Removing Old Water-Based Ink Stains
- Spread a sheet of plastic cling film on your counter and top it with a stack of paper towels. Place your clothing stain-side up on the paper towels.
- Dab a small amount of liquid laundry detergent on both sides of the stain with a paper towel. Let that sit for 5 to 10 minutes.
- Combine 2 tablespoons each warm water and white vinegar. Saturate a folded paper towel with this mixture and place it on the stain. (If it’s a large stain, put a shallow bowl on top of the towel and position the clothing so the stain is in the bowl, then pour the mixture on the stain.)
- Spread a sheet of plastic cling film over the stain (or bowl) to prevent evaporation, and let it soak overnight.
- Finally, rinse the item under running water.

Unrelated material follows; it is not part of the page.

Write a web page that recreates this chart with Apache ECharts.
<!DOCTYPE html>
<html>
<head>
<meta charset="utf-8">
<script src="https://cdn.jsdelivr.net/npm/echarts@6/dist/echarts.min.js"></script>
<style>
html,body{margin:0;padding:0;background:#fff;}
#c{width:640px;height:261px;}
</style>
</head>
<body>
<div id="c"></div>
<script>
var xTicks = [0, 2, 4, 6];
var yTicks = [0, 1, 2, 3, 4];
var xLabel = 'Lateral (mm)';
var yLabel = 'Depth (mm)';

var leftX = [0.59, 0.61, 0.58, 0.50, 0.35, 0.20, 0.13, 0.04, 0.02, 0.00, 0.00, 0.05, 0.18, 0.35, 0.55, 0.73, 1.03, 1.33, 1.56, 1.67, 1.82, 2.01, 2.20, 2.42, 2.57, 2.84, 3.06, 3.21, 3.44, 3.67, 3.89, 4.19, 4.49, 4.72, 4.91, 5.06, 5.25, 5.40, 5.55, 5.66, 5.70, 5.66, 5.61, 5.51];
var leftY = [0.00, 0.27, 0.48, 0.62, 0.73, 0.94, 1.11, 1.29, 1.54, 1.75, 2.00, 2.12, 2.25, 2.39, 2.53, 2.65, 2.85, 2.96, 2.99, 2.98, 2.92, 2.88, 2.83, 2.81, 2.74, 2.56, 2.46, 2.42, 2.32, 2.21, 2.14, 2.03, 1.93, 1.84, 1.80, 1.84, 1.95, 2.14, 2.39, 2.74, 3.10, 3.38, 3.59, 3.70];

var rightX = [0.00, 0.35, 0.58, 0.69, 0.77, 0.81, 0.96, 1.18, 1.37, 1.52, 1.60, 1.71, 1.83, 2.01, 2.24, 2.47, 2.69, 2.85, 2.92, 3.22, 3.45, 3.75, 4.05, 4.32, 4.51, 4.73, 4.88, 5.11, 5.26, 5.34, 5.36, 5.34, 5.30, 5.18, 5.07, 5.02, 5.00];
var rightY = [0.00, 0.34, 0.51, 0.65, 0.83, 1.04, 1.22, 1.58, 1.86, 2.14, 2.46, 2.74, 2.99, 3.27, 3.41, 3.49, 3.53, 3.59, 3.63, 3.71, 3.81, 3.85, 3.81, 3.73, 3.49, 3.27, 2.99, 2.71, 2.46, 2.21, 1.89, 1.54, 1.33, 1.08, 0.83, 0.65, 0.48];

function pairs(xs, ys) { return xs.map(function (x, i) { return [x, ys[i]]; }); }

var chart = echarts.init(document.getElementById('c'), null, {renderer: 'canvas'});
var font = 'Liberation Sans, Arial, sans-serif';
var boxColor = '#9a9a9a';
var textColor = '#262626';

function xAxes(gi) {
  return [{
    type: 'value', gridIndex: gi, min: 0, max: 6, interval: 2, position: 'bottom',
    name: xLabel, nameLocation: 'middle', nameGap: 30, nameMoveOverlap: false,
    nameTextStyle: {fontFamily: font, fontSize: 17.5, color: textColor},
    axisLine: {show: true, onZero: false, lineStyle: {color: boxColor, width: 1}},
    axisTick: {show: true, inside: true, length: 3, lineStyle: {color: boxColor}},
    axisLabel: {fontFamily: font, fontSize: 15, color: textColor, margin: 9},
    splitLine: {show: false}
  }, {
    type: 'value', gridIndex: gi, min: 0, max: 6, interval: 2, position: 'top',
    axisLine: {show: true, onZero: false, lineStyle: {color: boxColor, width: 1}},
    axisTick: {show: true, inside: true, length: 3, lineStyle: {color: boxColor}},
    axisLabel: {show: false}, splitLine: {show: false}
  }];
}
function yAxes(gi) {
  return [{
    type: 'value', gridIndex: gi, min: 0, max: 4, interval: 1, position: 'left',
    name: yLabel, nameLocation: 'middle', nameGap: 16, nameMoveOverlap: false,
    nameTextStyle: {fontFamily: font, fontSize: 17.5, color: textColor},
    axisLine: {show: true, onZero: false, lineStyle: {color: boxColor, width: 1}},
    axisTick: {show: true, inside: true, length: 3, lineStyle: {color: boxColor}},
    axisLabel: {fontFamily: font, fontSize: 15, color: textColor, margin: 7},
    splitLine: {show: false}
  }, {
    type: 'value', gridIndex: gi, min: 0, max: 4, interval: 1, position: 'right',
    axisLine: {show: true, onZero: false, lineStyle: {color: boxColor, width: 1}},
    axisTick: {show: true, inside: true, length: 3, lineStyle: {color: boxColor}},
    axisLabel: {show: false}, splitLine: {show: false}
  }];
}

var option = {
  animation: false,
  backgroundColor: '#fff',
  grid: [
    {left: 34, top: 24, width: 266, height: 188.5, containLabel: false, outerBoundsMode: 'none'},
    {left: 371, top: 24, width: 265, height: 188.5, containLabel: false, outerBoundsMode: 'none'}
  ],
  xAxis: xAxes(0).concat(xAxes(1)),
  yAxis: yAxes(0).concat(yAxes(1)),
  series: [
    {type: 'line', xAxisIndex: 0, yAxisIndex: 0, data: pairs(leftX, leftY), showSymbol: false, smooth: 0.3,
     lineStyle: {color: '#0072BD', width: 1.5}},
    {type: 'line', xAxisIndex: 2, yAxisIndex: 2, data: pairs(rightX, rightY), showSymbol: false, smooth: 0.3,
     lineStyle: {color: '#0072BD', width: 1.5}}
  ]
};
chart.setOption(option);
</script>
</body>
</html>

Use the hottest temperature permitted on the item’s care label. Check to make sure the stain is completely gone, then immediately launder or hand-wash the entire item.
Removing Oil-Based Ink Stains
If the stain is fresh, blot it with a paper towel to remove as much ink as possible from both sides of the fabric. Dab, but don’t rub it — you don’t want to spread the stain. You may need to refold or change towels often, so you’re always working with a clean spot rather than transferring the ink back onto the stained item. Once you’ve blotted as much ink as possible, follow the steps below.

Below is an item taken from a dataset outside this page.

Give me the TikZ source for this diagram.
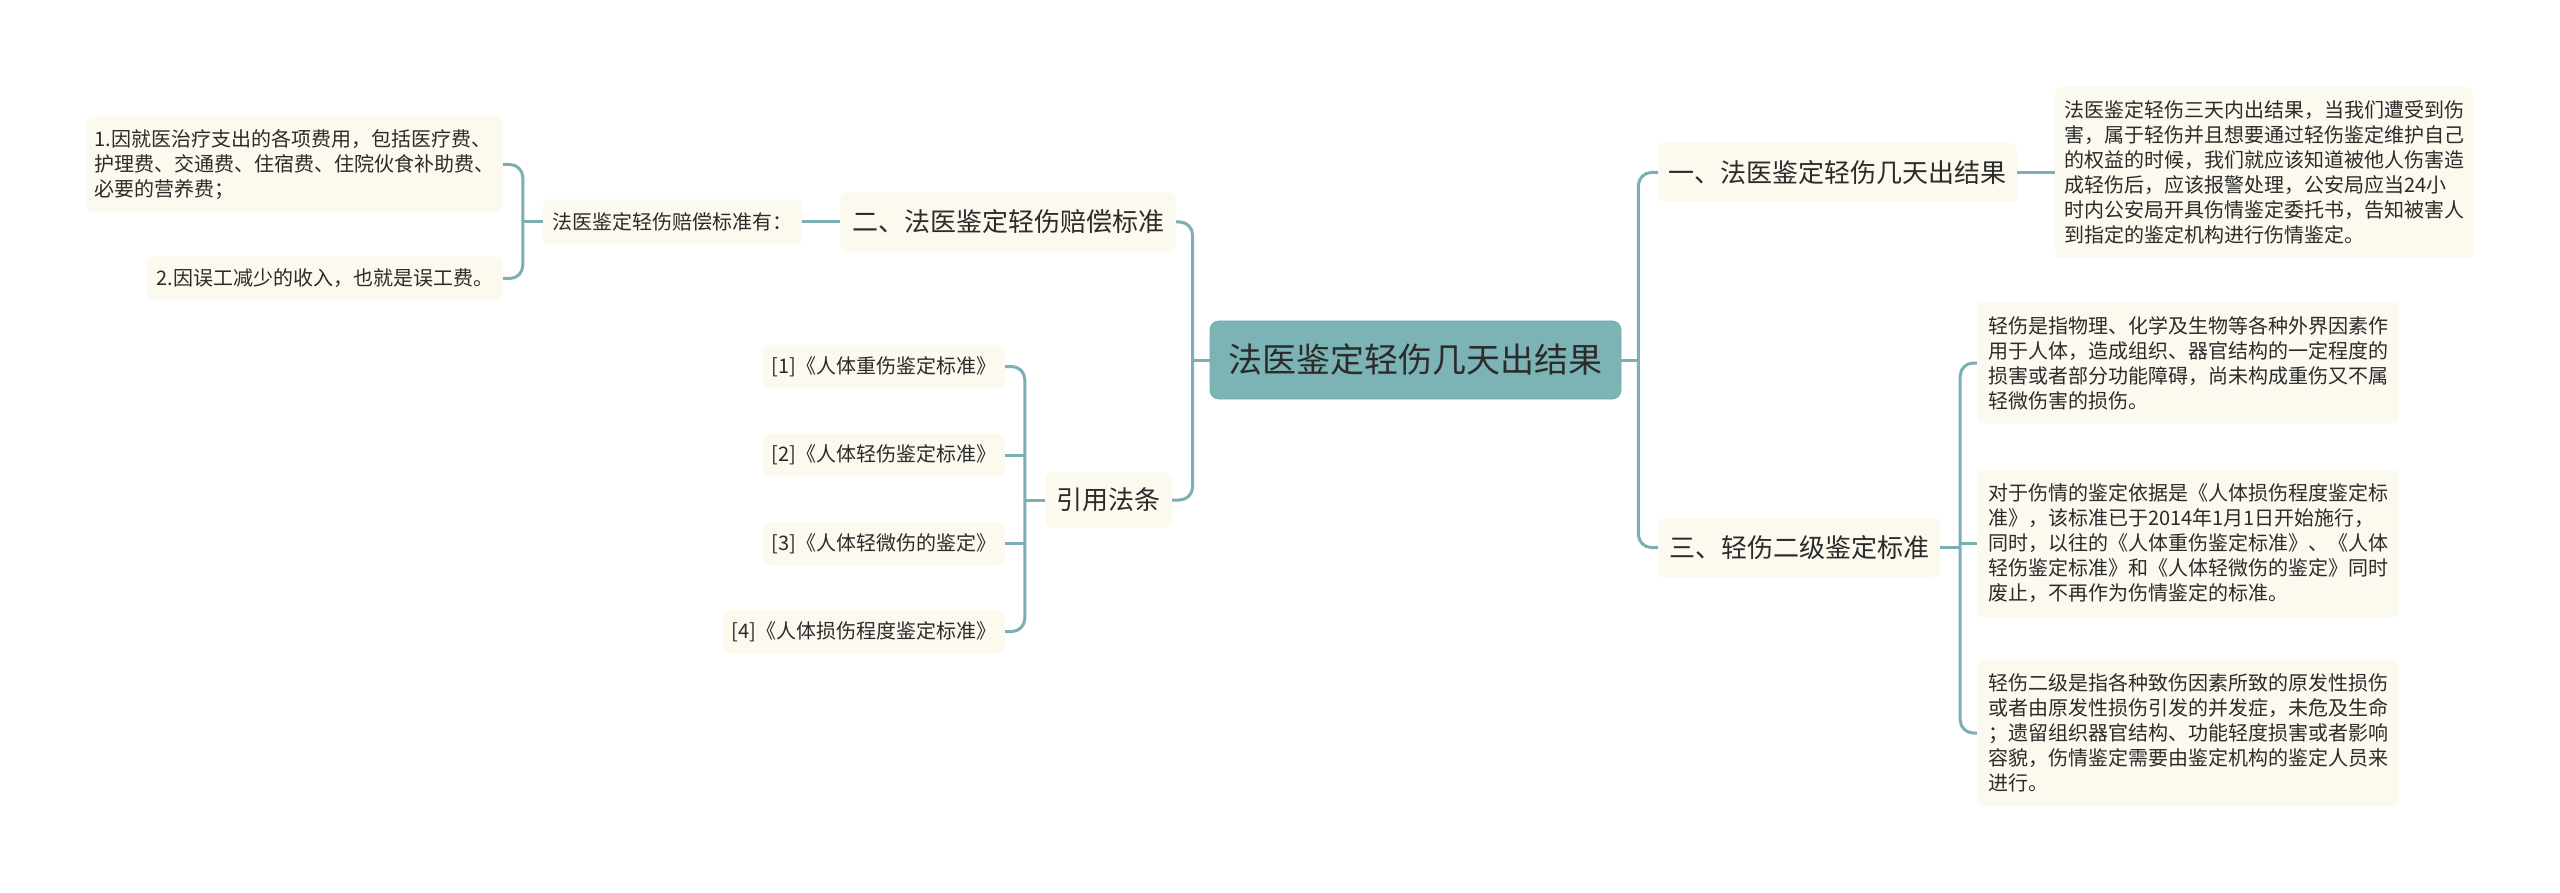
\documentclass[tikz,border=0pt]{standalone}
\usepackage{fontspec}
\setmainfont{Noto Sans CJK SC}
\usetikzlibrary{calc}
\definecolor{linec}{HTML}{7AAFB3}
\definecolor{rootc}{HTML}{7CB3B5}
\definecolor{rootb}{HTML}{72A9AC}
\definecolor{cream}{HTML}{FCF9EF}
\definecolor{txt}{HTML}{2B2B2B}
\begin{document}
\begin{tikzpicture}[x=1pt,y=-1pt,
  conn/.style={draw=linec, line width=3pt, rounded corners=13pt},
  box/.style={fill=cream, rounded corners=7pt, text=txt, inner sep=0pt},
  big/.style={box, font=\fontsize{26}{30}\selectfont},
  leaf/.style={box, font=\fontsize{20}{25}\selectfont, align=left},
  small/.style={box, font=\fontsize{20}{24}\selectfont},
]
\useasboundingbox (0,0) rectangle (2560,893);
\fill[white] (0,0) rectangle (2560,893);

% root
\node[fill=rootc, draw=rootb, line width=0.8pt, rounded corners=9pt, minimum width=411pt, minimum height=78pt,
  inner sep=0pt, text=txt, font=\fontsize{34}{40}\selectfont] (c) at (1415.5,360) {法医鉴定轻伤几天出结果};

% right side
\node[big, minimum width=359pt, minimum height=59pt] (n1) at (1837.5,172.5) {一、法医鉴定轻伤几天出结果};
\node[leaf, minimum width=418pt, minimum height=171pt] (l1) at (2264,172.5) {法医鉴定轻伤三天内出结果，当我们遭受到伤\\害，属于轻伤并且想要通过轻伤鉴定维护自己\\的权益的时候，我们就应该知道被他人伤害造\\成轻伤后，应该报警处理，公安局应当24小\\时内公安局开具伤情鉴定委托书，告知被害人\\到指定的鉴定机构进行伤情鉴定。};

\node[big, minimum width=282pt, minimum height=59pt] (n3) at (1799,547.5) {三、轻伤二级鉴定标准};
\node[leaf, minimum width=422pt, minimum height=122pt] (l31) at (2188,363) {轻伤是指物理、化学及生物等各种外界因素作\\用于人体，造成组织、器官结构的一定程度的\\损害或者部分功能障碍，尚未构成重伤又不属\\轻微伤害的损伤。};
\node[leaf, minimum width=422pt, minimum height=147pt] (l32) at (2188,543.5) {对于伤情的鉴定依据是《人体损伤程度鉴定标\\准》，该标准已于2014年1月1日开始施行，\\同时，以往的《人体重伤鉴定标准》、《人体\\轻伤鉴定标准》和《人体轻微伤的鉴定》同时\\废止，不再作为伤情鉴定的标准。};
\node[leaf, minimum width=422pt, minimum height=146pt] (l33) at (2188,733) {轻伤二级是指各种致伤因素所致的原发性损伤\\或者由原发性损伤引发的并发症，未危及生命\\；遗留组织器官结构、功能轻度损害或者影响\\容貌，伤情鉴定需要由鉴定机构的鉴定人员来\\进行。};

% left side
\node[big, minimum width=336pt, minimum height=59pt] (n2) at (1008,222) {二、法医鉴定轻伤赔偿标准};
\node[small, minimum width=259pt, minimum height=45pt] (n2a) at (672.5,222) {法医鉴定轻伤赔偿标准有：};
\node[leaf, anchor=east, minimum width=416pt, minimum height=96pt] (l21) at (503,164.5) {1.因就医治疗支出的各项费用，包括医疗费、\\护理费、交通费、住宿费、住院伙食补助费、\\必要的营养费；};
\node[small, anchor=east, minimum width=356pt, minimum height=44pt] (l22) at (503,278.5) {2.因误工减少的收入，也就是误工费。};

\node[big, minimum width=127pt, minimum height=56pt] (ref) at (1108.5,500) {引用法条};
\node[small, anchor=east, minimum width=242pt, minimum height=43pt] (r1) at (1005,366.5) {[1]《人体重伤鉴定标准》};
\node[small, anchor=east, minimum width=242pt, minimum height=43pt] (r2) at (1005,455) {[2]《人体轻伤鉴定标准》};
\node[small, anchor=east, minimum width=242pt, minimum height=43pt] (r3) at (1005,543.5) {[3]《人体轻微伤的鉴定》};
\node[small, anchor=east, minimum width=282pt, minimum height=43pt] (r4) at (1005,631.5) {[4]《人体损伤程度鉴定标准》};

% connectors right
\coordinate (rj) at ($(c.east)+(17,0)$);
\draw[conn] (c.east) -- (rj);
\draw[conn] (rj) |- (n1.west);
\draw[conn] (rj) |- (n3.west);
\draw[conn] (n1.east) -- (l1.west);
\coordinate (tj) at ($(n3.east)+(20,0)$);
\draw[conn] (n3.east) -- (tj);
\draw[conn] (tj) |- (l31.west);
\draw[conn] (tj) |- (l33.west);
\draw[conn] (tj |- l32.west) -- (l32.west);

% connectors left
\coordinate (lj) at ($(c.west)+(-17,0)$);
\draw[conn] (c.west) -- (lj);
\draw[conn] (lj) |- (n2.east);
\draw[conn] (lj) |- (ref.east);
\draw[conn] (n2.west) -- (n2a.east);
\coordinate (aj) at ($(n2a.west)+(-20,0)$);
\draw[conn] (n2a.west) -- (aj);
\draw[conn] (aj) |- (l21.east);
\draw[conn] (aj) |- (l22.east);
\coordinate (fj) at ($(ref.west)+(-20,0)$);
\draw[conn] (ref.west) -- (fj);
\draw[conn] (fj) |- (r1.east);
\draw[conn] (fj) |- (r4.east);
\draw[conn] (fj |- r2.east) -- (r2.east);
\draw[conn] (fj |- r3.east) -- (r3.east);
\end{tikzpicture}
\end{document}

- Put a piece of cling film on your counter and top it with a stack of paper towels. Place the item inky-side up on the paper towels.

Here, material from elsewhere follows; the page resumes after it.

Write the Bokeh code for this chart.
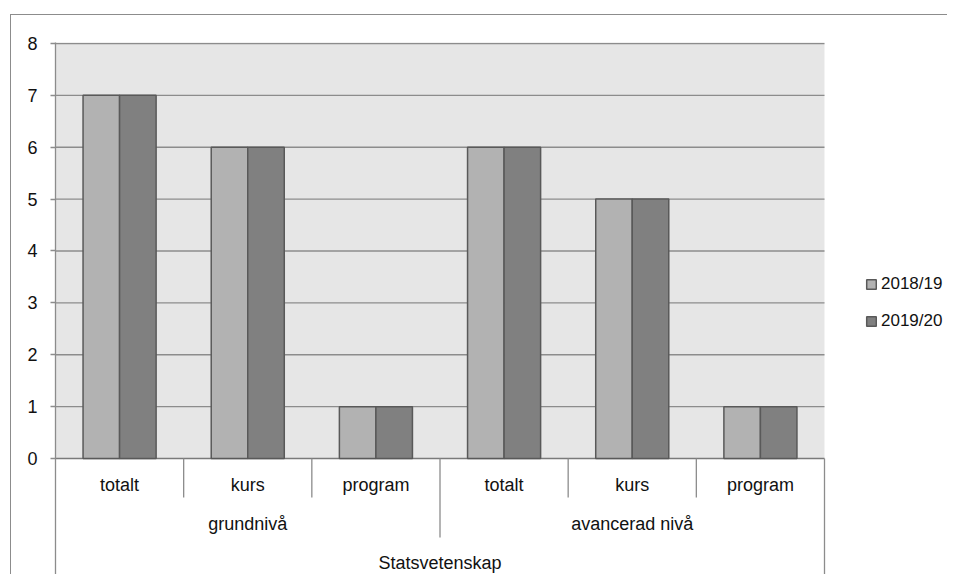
from bokeh.plotting import figure
from bokeh.models import Range1d, FixedTicker, Legend, LegendItem
from bokeh.core.properties import value
from bokeh.embed import file_html
from bokeh.resources import INLINE
import numpy as np

# ---- data ----
top_level = ["Statsvetenskap"]
groups = ["grundnivå", "avancerad nivå"]
subcats = ["totalt", "kurs", "program", "totalt", "kurs", "program"]
series_names = ["2018/19", "2019/20"]
vals_2018 = [7, 6, 1, 6, 5, 1]
vals_2019 = [7, 6, 1, 6, 5, 1]
y_ticks = [0, 1, 2, 3, 4, 5, 6, 7, 8]

# ---- style ----
FONT = "Liberation Sans Narrow, Liberation Sans"
LINE = "#8c8c8c"
DARKLINE = "#7a7a7a"
BG = "#e6e6e6"
C1 = "#b2b2b2"
C2 = "#808080"
OUTL = "#595959"
TXT = "#111111"

n = len(subcats)
per_group = n // len(groups)
centers = np.arange(n) + 0.5
ymax = max(y_ticks)

y_bottom = -2.255
p = figure(width=937, height=560, output_backend="svg", toolbar_location=None,
           x_range=Range1d(0, 6.9675), y_range=Range1d(y_bottom, 8.019),
           x_axis_location=None,
           min_border_left=44, min_border_top=27, min_border_bottom=0, min_border_right=0)
p.styles = {"margin-top": "14px", "margin-left": "10px",
            "border-top": "1px solid #8c8c8c", "border-left": "1px solid #8c8c8c"}
p.outline_line_color = None
p.xgrid.visible = False
p.ygrid.visible = False

# plot area background
p.quad(left=0, right=n, bottom=0, top=ymax, fill_color=BG, line_color=None)
# grid lines
gy = y_ticks[1:]
p.segment(x0=[0] * len(gy), x1=[n] * len(gy), y0=gy, y1=gy, line_color=LINE, line_width=1.3)
p.segment(x0=[0], x1=[n], y0=[0], y1=[0], line_color=DARKLINE, line_width=1.3)

# bars
bw = 0.285
r1 = p.vbar(x=centers - bw / 2, width=bw, top=vals_2018, bottom=0,
            fill_color=C1, line_color=OUTL, line_width=1.5)
r2 = p.vbar(x=centers + bw / 2, width=bw, top=vals_2019, bottom=0,
            fill_color=C2, line_color=OUTL, line_width=1.5)

# category table separators
row1_bottom = -0.752
row2_bottom = -1.523
inner = [i for i in range(1, n) if i % per_group != 0]
outer_grp = [i for i in range(1, n) if i % per_group == 0]
p.segment(x0=inner, x1=inner, y0=[0] * len(inner), y1=[row1_bottom] * len(inner),
          line_color=LINE, line_width=1.3)
p.segment(x0=outer_grp, x1=outer_grp, y0=[0] * len(outer_grp), y1=[row2_bottom] * len(outer_grp),
          line_color=LINE, line_width=1.3)
p.segment(x0=[n], x1=[n], y0=[0], y1=[y_bottom], line_color=LINE, line_width=1.3)

# category labels
p.text(x=centers, y=[-0.52] * n, text=subcats, text_align="center", text_baseline="middle",
       text_font=value(FONT), text_font_size="18px", text_color=TXT)
gx = [g * per_group + per_group / 2 for g in range(len(groups))]
p.text(x=gx, y=[-1.27] * len(groups), text=groups, text_align="center", text_baseline="middle",
       text_font=value(FONT), text_font_size="18px", text_color=TXT)
p.text(x=[n / 2], y=[-2.02], text=top_level, text_align="center", text_baseline="middle",
       text_font=value(FONT), text_font_size="18px", text_color=TXT)

# y axis
ax = p.yaxis[0]
ax.ticker = FixedTicker(ticks=y_ticks)
ax.minor_tick_line_color = None
ax.major_tick_out = 5
ax.major_tick_in = 0
ax.axis_line_color = LINE
ax.axis_line_width = 1.3
ax.major_tick_line_color = LINE
ax.major_tick_line_width = 1.3
ax.major_label_text_font = FONT
ax.major_label_text_font_size = "18px"
ax.major_label_text_color = TXT
ax.major_label_standoff = 13

legend = Legend(items=[LegendItem(label=series_names[0], renderers=[r1]),
                       LegendItem(label=series_names[1], renderers=[r2])],
                location=(810, 244), orientation="vertical",
                glyph_width=12, glyph_height=12, label_standoff=4, spacing=17,
                padding=0, margin=0, border_line_color=None, background_fill_alpha=0,
                label_text_font=FONT, label_text_font_size="17px", label_text_color=TXT)
p.add_layout(legend)

open("out.html", "w").write(file_html(p, INLINE))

- Fold a paper towel several times, then dampen it with rubbing alcohol. Use this to dab the stain. Refold the towel as needed, so you’re always working with a clean spot. The ink may bleed through the back of the thing you’re cleaning. If this happens, discard the old, stained paper towels and put new ones down on top of the cling wrap. Repeat this process until the ink is gone.
- Once you’ve got the ink stain out of your clothing, dab a small amount of liquid laundry detergent on the spot. Let this sit 5 to 10 minutes, and then rinse the fabric under running water. Use the hottest temperature permitted by the item’s care label.
- Finally, let the item air dry and check to make sure the ink stain is completely gone. If so, immediately launder it. If there’s any ink remaining, repeat the steps above or try one of the ink-removal methods below.
Other Ways to Get Ink out of Clothing
If you don’t have the equipment or supplies needed to use the methods above to remove ink stains, don’t give up hope. Here are a few alternative laundry hacks to get ink out of clothes. Remember, no matter the method you use, launder the item once you can’t see the stain. Then check again before you put it in the dryer to make sure the stain hasn’t reappeared.
Wet Dryer Sheets
Dryer sheets contain oily surfactants to help them stop static cling. Those oily substances can also help dissolve oil-based ink stains. So, if you have dryer sheets on hand, try getting one wet with warm water, then use it to blot the ink stain. Be sure you don’t rub, so you aren’t spreading the stain, and switch to a new dryer sheet as needed until the stain is gone. (Here are more uses for used dryer sheets, too.)
Out of rubbing alcohol? You can use hand sanitizer to get rid of oil-based ink stains on fabrics. Be sure the one you’re using is free of dyes, fragrances, and moisturizers — all can cause new stains on your clothes. (Also see, Surprising Uses for Hand Sanitizer.)
Grandma’s secret to getting ink out of clothes: an overnight milk soak. This method works best with water-based inks. It’s as easy as filling a shallow bowl with enough milk to cover the fabric’s stained part. Some people add an equal part of white vinegar to the milk or use buttermilk if you have any in the fridge.
Nail Polish Remover
You can often get permanent marker stains out of clothes with nail polish remover. This method can also damage clothing too. So, be sure to do a spot test with a small amount of nail polish remover on a cotton swab in a hidden spot. (The inside of the bottom seam is one such place.) If the item is color-fast, use nail polish remover instead of rubbing alcohol in the method above.
Chemically, glycerin is a type of alcohol, and that makes it an excellent stain remover. To get out ink stains with it, mix a tablespoon each of glycerin and powdered oxygenated bleach. Stir in a few drops of liquid dish detergent, and dab this onto both sides of the ink stain. Wait for 5 to 10 minutes, then rinse the item using the hottest temperature permitted by the care label. Air dry and check to make sure stain is gone, then launder as usual.
Why Not Just Use Hairspray?
It used to be that a generous spritz of hairspray could remove ink stains from clothing. That’s because older hairspray formulas contained a lot of alcohol. These days, we know that dries out hair, so modern formulas use a much lower amount. So, if you tried hairspray and it didn’t work, use one of the methods above to get ink stains out of your clothing. They work!